なんちゃって牧師の日記

説教要旨と牧師という職業で日々感じることを日記にしてみました。

ことだま ⑴

ことだま ⑴

 

助けてください、わが救い主よ。不安と、困窮のただ中にある者を。

 あわれんでください、わがまことなる神よ。

 わたしは、あなたの子です。

たとえ悪魔や、この世の誘惑や、あらゆる罪が、

わたしに襲いかかろうとも。(讃美歌からの引用)

 

上記の言葉は、今朝読んだボンフェッファーの『主のよき力に守られて~ボンフェッファーの一日一章~』にあった言葉です。この祈りは、キリスト者だけのものではない、すべての人の祈りではないかと、私は思います。
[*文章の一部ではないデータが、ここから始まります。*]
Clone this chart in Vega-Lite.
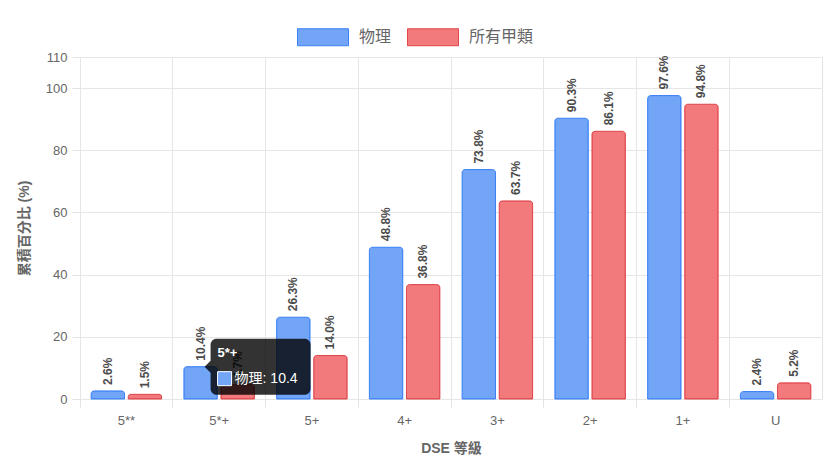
{
  "$schema": "https://vega.github.io/schema/vega-lite/v6.json",
  "width": 742,
  "height": 342,
  "autosize": {"type": "none"},
  "padding": {"left": 80, "top": 57, "right": 12, "bottom": 68},
  "background": "white",
  "config": {
    "font": "Liberation Sans, Noto Sans CJK TC, sans-serif",
    "view": {"stroke": "#e2e2e2", "strokeWidth": 1},
    "axis": {
      "gridColor": "#e6e6e6",
      "tickColor": "#e2e2e2",
      "domain": false,
      "tickSize": 8,
      "labelColor": "#666666",
      "labelFontSize": 13,
      "titleColor": "#666666",
      "titleFontSize": 14,
      "titleFontWeight": "bold"
    }
  },
  "data": {
    "values": [
      {"grade": "5**", "series": "物理", "value": 2.6},
      {"grade": "5**", "series": "所有甲類", "value": 1.5},
      {"grade": "5*+", "series": "物理", "value": 10.4},
      {"grade": "5*+", "series": "所有甲類", "value": 4.7},
      {"grade": "5+", "series": "物理", "value": 26.3},
      {"grade": "5+", "series": "所有甲類", "value": 14.0},
      {"grade": "4+", "series": "物理", "value": 48.8},
      {"grade": "4+", "series": "所有甲類", "value": 36.8},
      {"grade": "3+", "series": "物理", "value": 73.8},
      {"grade": "3+", "series": "所有甲類", "value": 63.7},
      {"grade": "2+", "series": "物理", "value": 90.3},
      {"grade": "2+", "series": "所有甲類", "value": 86.1},
      {"grade": "1+", "series": "物理", "value": 97.6},
      {"grade": "1+", "series": "所有甲類", "value": 94.8},
      {"grade": "U", "series": "物理", "value": 2.4},
      {"grade": "U", "series": "所有甲類", "value": 5.2}
    ]
  },
  "transform": [
    {"calculate": "format(datum.value, '.1f') + '%'", "as": "label"},
    {"calculate": "datum.series + ': ' + datum.value", "as": "tip"}
  ],
  "encoding": {
    "x": {
      "field": "grade",
      "type": "nominal",
      "sort": null,
      "title": "DSE 等級",
      "scale": {
        "domain": ["5**", "5*+", "5+", "4+", "3+", "2+", "1+", "U"],
        "paddingInner": 0,
        "paddingOuter": 0
      },
      "axis": {
        "bandPosition": 0,
        "labelAngle": 0,
        "grid": true,
        "labelPadding": 7,
        "titlePadding": 14
      }
    },
    "xOffset": {
      "field": "series",
      "type": "nominal",
      "scale": {"domain": ["物理", "所有甲類"], "paddingInner": 0.1, "paddingOuter": 0.3}
    },
    "y": {
      "field": "value",
      "type": "quantitative",
      "title": "累積百分比 (%)",
      "scale": {"domain": [0, 110], "nice": false},
      "axis": {
        "values": [0, 20, 40, 60, 80, 100, 110],
        "grid": true,
        "labelPadding": 5,
        "titlePadding": 14
      }
    }
  },
  "layer": [
    {
      "mark": {"type": "bar", "cornerRadiusTopLeft": 3, "cornerRadiusTopRight": 3, "strokeWidth": 1},
      "encoding": {
        "fill": {
          "field": "series",
          "type": "nominal",
          "scale": {"domain": ["物理", "所有甲類"], "range": ["#72a5f6", "#f2797c"]},
          "legend": {
            "title": null,
            "orient": "none",
            "legendX": 217,
            "legendY": -46,
            "direction": "horizontal",
            "symbolType": "M-1,-0.333H1V0.333H-1Z",
            "symbolSize": 2601,
            "symbolStrokeWidth": 1,
            "labelFontSize": 16,
            "labelColor": "#666666",
            "labelOffset": 10,
            "columnPadding": 13,
            "padding": 0
          }
        },
        "stroke": {
          "field": "series",
          "type": "nominal",
          "scale": {"domain": ["物理", "所有甲類"], "range": ["#3b82f6", "#e0474b"]},
          "legend": {
            "title": null,
            "orient": "none",
            "legendX": 217,
            "legendY": -46,
            "direction": "horizontal",
            "symbolType": "M-1,-0.333H1V0.333H-1Z",
            "symbolSize": 2601,
            "symbolStrokeWidth": 1,
            "labelFontSize": 16,
            "labelColor": "#666666",
            "labelOffset": 10,
            "columnPadding": 13,
            "padding": 0
          }
        }
      }
    },
    {
      "mark": {
        "type": "text",
        "angle": 270,
        "align": "left",
        "baseline": "middle",
        "dx": 6,
        "fontSize": 12,
        "fontWeight": "bold",
        "color": "#4b4b4b"
      },
      "encoding": {"text": {"field": "label"}}
    },
    {
      "transform": [{"filter": "datum.grade === '5*+' && datum.series === '物理'"}],
      "layer": [
        {
          "mark": {
            "type": "point",
            "shape": "M16,-28H104A6,6,0,0,1,110,-22V22A6,6,0,0,1,104,28H16A6,6,0,0,1,10,22V6L4,0L10,-6V-22A6,6,0,0,1,16,-28Z",
            "size": 4,
            "filled": true,
            "fill": "#000000",
            "fillOpacity": 0.8,
            "opacity": 1,
            "strokeWidth": 0
          }
        },
        {
          "mark": {
            "type": "point",
            "shape": "M17,5H31V19H17Z",
            "size": 4,
            "filled": true,
            "fill": "#72a5f6",
            "opacity": 1,
            "stroke": "#ffffff",
            "strokeWidth": 1
          }
        },
        {
          "mark": {
            "type": "text",
            "align": "left",
            "baseline": "middle",
            "dx": 17,
            "dy": -14,
            "fontSize": 13,
            "fontWeight": "bold",
            "color": "#ffffff"
          },
          "encoding": {"text": {"field": "grade"}}
        },
        {
          "mark": {
            "type": "text",
            "align": "left",
            "baseline": "middle",
            "dx": 34,
            "dy": 12,
            "fontSize": 14,
            "color": "#ffffff"
          },
          "encoding": {"text": {"field": "tip"}}
        }
      ]
    }
  ]
}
人間はみな神の被造物、神の子なのです。私は昨日の礼拝説教で、ヨハネによる福音書4章のイエスサマリアの女の出会いも、イエスというひとりの神の子とサマリアの女というひとりの神の子の出会いとして受け止めました。この二人の出会いは、ユダヤ人である一人の男のイエスサマリア人である一人の女の出会いですが、イエスの側からすれば、男と女、ユダヤ人とサマリア人という、性差や歴史的・社会的関係を超えて、ひとりの神に造られ、命与えられた人ともうひとりの同じ神に造られ、命与えられた人の出会いであったに違いありません。ひとりの人間は誰も、イエスサマリアの女のように、男や女、ユダヤ人やサマリア人という歴史的・社会的制約の下にありますが、それぞれの根は神の子なのです。

上記の神への祈りの言葉の中で、「わたしは、あなたの子です」と言われていますが、この「わたし」はすべての人の「わたし」です。その意味で、この祈りはすべての人の祈りではないでしょうか。その人がその人の魂からのこの祈りを認識していなかったとしても。